### [Information shown]
##########
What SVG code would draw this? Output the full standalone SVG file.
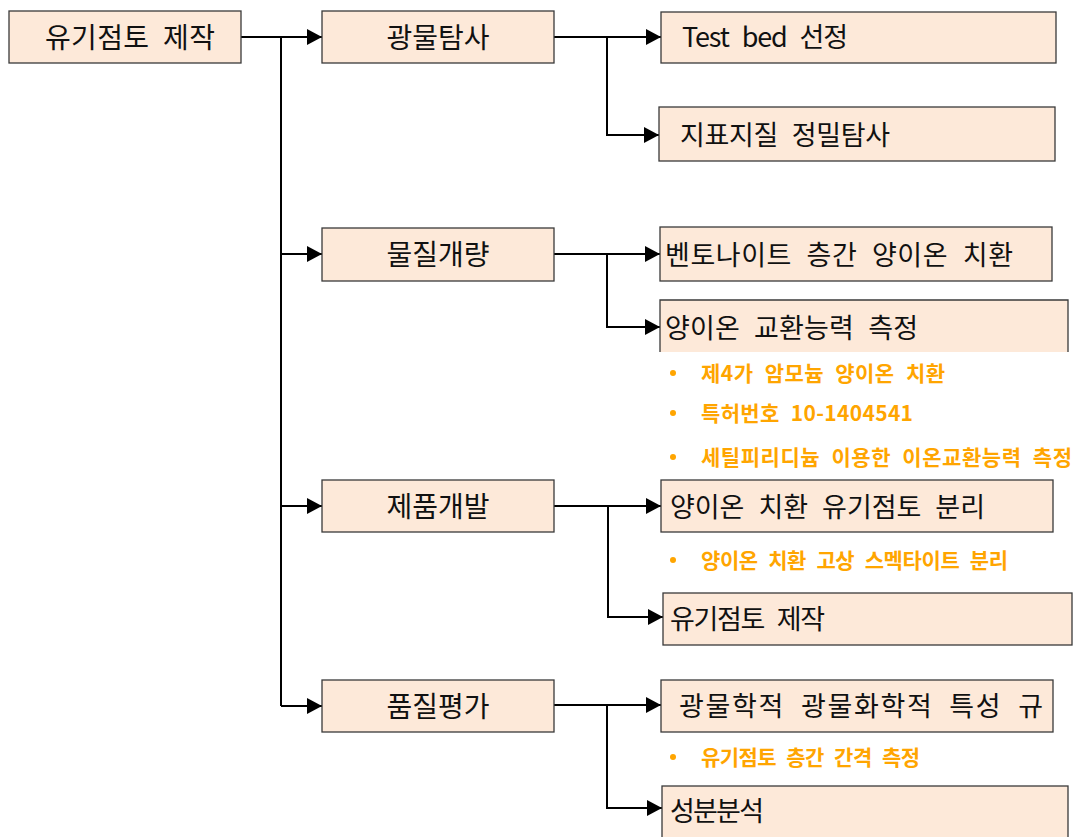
<svg xmlns="http://www.w3.org/2000/svg" width="1079" height="837" viewBox="0 0 1079 837">
<style>
.box{fill:#FDE9D9;stroke:#3a3a3a;stroke-width:1.3}
.t{font-family:"Noto Sans CJK KR","Noto Sans",sans-serif;font-size:27px;fill:#111;word-spacing:8px}
.t2{font-family:"Noto Sans CJK KR","Noto Sans",sans-serif;font-size:28px;fill:#111;word-spacing:7px}
.o{font-family:"Noto Sans CJK KR","Noto Sans",sans-serif;font-size:21px;font-weight:bold;fill:#FFA500;word-spacing:6px}
.dot{fill:#FFA500}
.c{fill:none;stroke:#000;stroke-width:2}
.a{marker-end:url(#arr)}
</style>
<defs>
<marker id="arr" markerUnits="userSpaceOnUse" markerWidth="15" markerHeight="16" refX="15" refY="8" orient="auto">
<path d="M0,0 L15,8 L0,16 z" fill="#000"/>
</marker>
</defs>
<rect width="1079" height="837" fill="#fff"/>

<g id="connectors">
<path class="c" d="M241,37 H281 V706"/>
<path class="c a" d="M281,37 H322"/>
<path class="c a" d="M281,254 H322"/>
<path class="c a" d="M281,506 H322"/>
<path class="c a" d="M281,706 H322"/>

<path class="c a" d="M554,37 H661"/>
<path class="c a" d="M607,37 V135 H659"/>

<path class="c a" d="M554,254 H660"/>
<path class="c a" d="M607,254 V327 H660"/>

<path class="c a" d="M554,506 H661"/>
<path class="c a" d="M608,506 V617 H663"/>

<path class="c a" d="M554,705 H661"/>
<path class="c a" d="M607,705 V808 H662"/>
</g>

<g id="root">
<rect class="box" x="9" y="11" width="232" height="52"/>
<text class="t2" x="45" y="48" textLength="170" lengthAdjust="spacing">유기점토 제작</text>
</g>

<g id="n-gwangmul">
<rect class="box" x="322" y="11" width="232" height="52"/>
<text class="t2" x="438" y="48" text-anchor="middle">광물탐사</text>
</g>
<g id="n-muljil">
<rect class="box" x="322" y="228" width="232" height="53"/>
<text class="t2" x="438" y="265" text-anchor="middle">물질개량</text>
</g>
<g id="n-jepum">
<rect class="box" x="322" y="480" width="232" height="52"/>
<text class="t2" x="438" y="517" text-anchor="middle">제품개발</text>
</g>
<g id="n-pumjil">
<rect class="box" x="322" y="680" width="232" height="52"/>
<text class="t2" x="438" y="717" text-anchor="middle">품질평가</text>
</g>

<g id="n-testbed">
<rect class="box" x="661" y="12" width="395" height="51"/>
<text class="t" x="682" y="47" textLength="166" lengthAdjust="spacing">Test bed 선정</text>
</g>
<g id="n-jipyo">
<rect class="box" x="659" y="107" width="396" height="54"/>
<text class="t" x="680" y="145" textLength="210" lengthAdjust="spacing">지표지질 정밀탐사</text>
</g>
<g id="n-bento">
<rect class="box" x="660" y="227" width="392" height="54"/>
<text class="t" x="665" y="265" textLength="348" lengthAdjust="spacing">벤토나이트 층간 양이온 치환</text>
</g>
<g id="n-cec">
<rect x="660" y="300" width="408" height="52" fill="#FDE9D9"/>
<path d="M660,352 V300 H1068 V352" fill="none" stroke="#3a3a3a" stroke-width="1.3"/>
<text class="t" x="665" y="338" textLength="253" lengthAdjust="spacing">양이온 교환능력 측정</text>
</g>
<g id="notes-cec">
<circle class="dot" cx="673" cy="373" r="3"/>
<text class="o" x="701" y="381" textLength="244" lengthAdjust="spacing">제4가 암모늄 양이온 치환</text>
<circle class="dot" cx="673" cy="413" r="3"/>
<text class="o" x="701" y="421" textLength="212" lengthAdjust="spacing">특허번호 10-1404541</text>
<circle class="dot" cx="673" cy="457" r="3"/>
<text class="o" x="701" y="465" textLength="371" lengthAdjust="spacing">세틸피리디늄 이용한 이온교환능력 측정</text>
</g>
<g id="n-separation">
<rect class="box" x="661" y="480" width="392" height="52"/>
<text class="t" x="670" y="517" textLength="315" lengthAdjust="spacing">양이온 치환 유기점토 분리</text>
</g>
<g id="notes-separation">
<circle class="dot" cx="673" cy="560" r="3"/>
<text class="o" x="701" y="568" textLength="307" lengthAdjust="spacing">양이온 치환 고상 스멕타이트 분리</text>
</g>
<g id="n-make">
<rect class="box" x="663" y="593" width="409" height="52"/>
<text class="t" x="670" y="629" textLength="155" lengthAdjust="spacing">유기점토 제작</text>
</g>
<g id="n-mineral">
<rect class="box" x="661" y="680" width="392" height="52"/>
<text class="t" x="679" y="716" textLength="364" lengthAdjust="spacing">광물학적 광물화학적 특성 규</text>
</g>
<g id="notes-mineral">
<circle class="dot" cx="673" cy="757" r="3"/>
<text class="o" x="701" y="765" textLength="219" lengthAdjust="spacing">유기점토 층간 간격 측정</text>
</g>
<g id="n-component">
<rect class="box" x="662" y="786" width="406" height="60"/>
<text class="t" x="670" y="821" textLength="94" lengthAdjust="spacing">성분분석</text>
</g>
</svg>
##########
### [Exercise goal]
Return the whole listing, word for word, and leave out every picture.

### [Finished answer]
What SVG code would draw this? Output the full standalone SVG file.
<svg xmlns="http://www.w3.org/2000/svg" width="1079" height="837" viewBox="0 0 1079 837">
<style>
.box{fill:#FDE9D9;stroke:#3a3a3a;stroke-width:1.3}
.t{font-family:"Noto Sans CJK KR","Noto Sans",sans-serif;font-size:27px;fill:#111;word-spacing:8px}
.t2{font-family:"Noto Sans CJK KR","Noto Sans",sans-serif;font-size:28px;fill:#111;word-spacing:7px}
.o{font-family:"Noto Sans CJK KR","Noto Sans",sans-serif;font-size:21px;font-weight:bold;fill:#FFA500;word-spacing:6px}
.dot{fill:#FFA500}
.c{fill:none;stroke:#000;stroke-width:2}
.a{marker-end:url(#arr)}
</style>
<defs>
<marker id="arr" markerUnits="userSpaceOnUse" markerWidth="15" markerHeight="16" refX="15" refY="8" orient="auto">
<path d="M0,0 L15,8 L0,16 z" fill="#000"/>
</marker>
</defs>
<rect width="1079" height="837" fill="#fff"/>

<g id="connectors">
<path class="c" d="M241,37 H281 V706"/>
<path class="c a" d="M281,37 H322"/>
<path class="c a" d="M281,254 H322"/>
<path class="c a" d="M281,506 H322"/>
<path class="c a" d="M281,706 H322"/>

<path class="c a" d="M554,37 H661"/>
<path class="c a" d="M607,37 V135 H659"/>

<path class="c a" d="M554,254 H660"/>
<path class="c a" d="M607,254 V327 H660"/>

<path class="c a" d="M554,506 H661"/>
<path class="c a" d="M608,506 V617 H663"/>

<path class="c a" d="M554,705 H661"/>
<path class="c a" d="M607,705 V808 H662"/>
</g>

<g id="root">
<rect class="box" x="9" y="11" width="232" height="52"/>
<text class="t2" x="45" y="48" textLength="170" lengthAdjust="spacing">유기점토 제작</text>
</g>

<g id="n-gwangmul">
<rect class="box" x="322" y="11" width="232" height="52"/>
<text class="t2" x="438" y="48" text-anchor="middle">광물탐사</text>
</g>
<g id="n-muljil">
<rect class="box" x="322" y="228" width="232" height="53"/>
<text class="t2" x="438" y="265" text-anchor="middle">물질개량</text>
</g>
<g id="n-jepum">
<rect class="box" x="322" y="480" width="232" height="52"/>
<text class="t2" x="438" y="517" text-anchor="middle">제품개발</text>
</g>
<g id="n-pumjil">
<rect class="box" x="322" y="680" width="232" height="52"/>
<text class="t2" x="438" y="717" text-anchor="middle">품질평가</text>
</g>

<g id="n-testbed">
<rect class="box" x="661" y="12" width="395" height="51"/>
<text class="t" x="682" y="47" textLength="166" lengthAdjust="spacing">Test bed 선정</text>
</g>
<g id="n-jipyo">
<rect class="box" x="659" y="107" width="396" height="54"/>
<text class="t" x="680" y="145" textLength="210" lengthAdjust="spacing">지표지질 정밀탐사</text>
</g>
<g id="n-bento">
<rect class="box" x="660" y="227" width="392" height="54"/>
<text class="t" x="665" y="265" textLength="348" lengthAdjust="spacing">벤토나이트 층간 양이온 치환</text>
</g>
<g id="n-cec">
<rect x="660" y="300" width="408" height="52" fill="#FDE9D9"/>
<path d="M660,352 V300 H1068 V352" fill="none" stroke="#3a3a3a" stroke-width="1.3"/>
<text class="t" x="665" y="338" textLength="253" lengthAdjust="spacing">양이온 교환능력 측정</text>
</g>
<g id="notes-cec">
<circle class="dot" cx="673" cy="373" r="3"/>
<text class="o" x="701" y="381" textLength="244" lengthAdjust="spacing">제4가 암모늄 양이온 치환</text>
<circle class="dot" cx="673" cy="413" r="3"/>
<text class="o" x="701" y="421" textLength="212" lengthAdjust="spacing">특허번호 10-1404541</text>
<circle class="dot" cx="673" cy="457" r="3"/>
<text class="o" x="701" y="465" textLength="371" lengthAdjust="spacing">세틸피리디늄 이용한 이온교환능력 측정</text>
</g>
<g id="n-separation">
<rect class="box" x="661" y="480" width="392" height="52"/>
<text class="t" x="670" y="517" textLength="315" lengthAdjust="spacing">양이온 치환 유기점토 분리</text>
</g>
<g id="notes-separation">
<circle class="dot" cx="673" cy="560" r="3"/>
<text class="o" x="701" y="568" textLength="307" lengthAdjust="spacing">양이온 치환 고상 스멕타이트 분리</text>
</g>
<g id="n-make">
<rect class="box" x="663" y="593" width="409" height="52"/>
<text class="t" x="670" y="629" textLength="155" lengthAdjust="spacing">유기점토 제작</text>
</g>
<g id="n-mineral">
<rect class="box" x="661" y="680" width="392" height="52"/>
<text class="t" x="679" y="716" textLength="364" lengthAdjust="spacing">광물학적 광물화학적 특성 규</text>
</g>
<g id="notes-mineral">
<circle class="dot" cx="673" cy="757" r="3"/>
<text class="o" x="701" y="765" textLength="219" lengthAdjust="spacing">유기점토 층간 간격 측정</text>
</g>
<g id="n-component">
<rect class="box" x="662" y="786" width="406" height="60"/>
<text class="t" x="670" y="821" textLength="94" lengthAdjust="spacing">성분분석</text>
</g>
</svg>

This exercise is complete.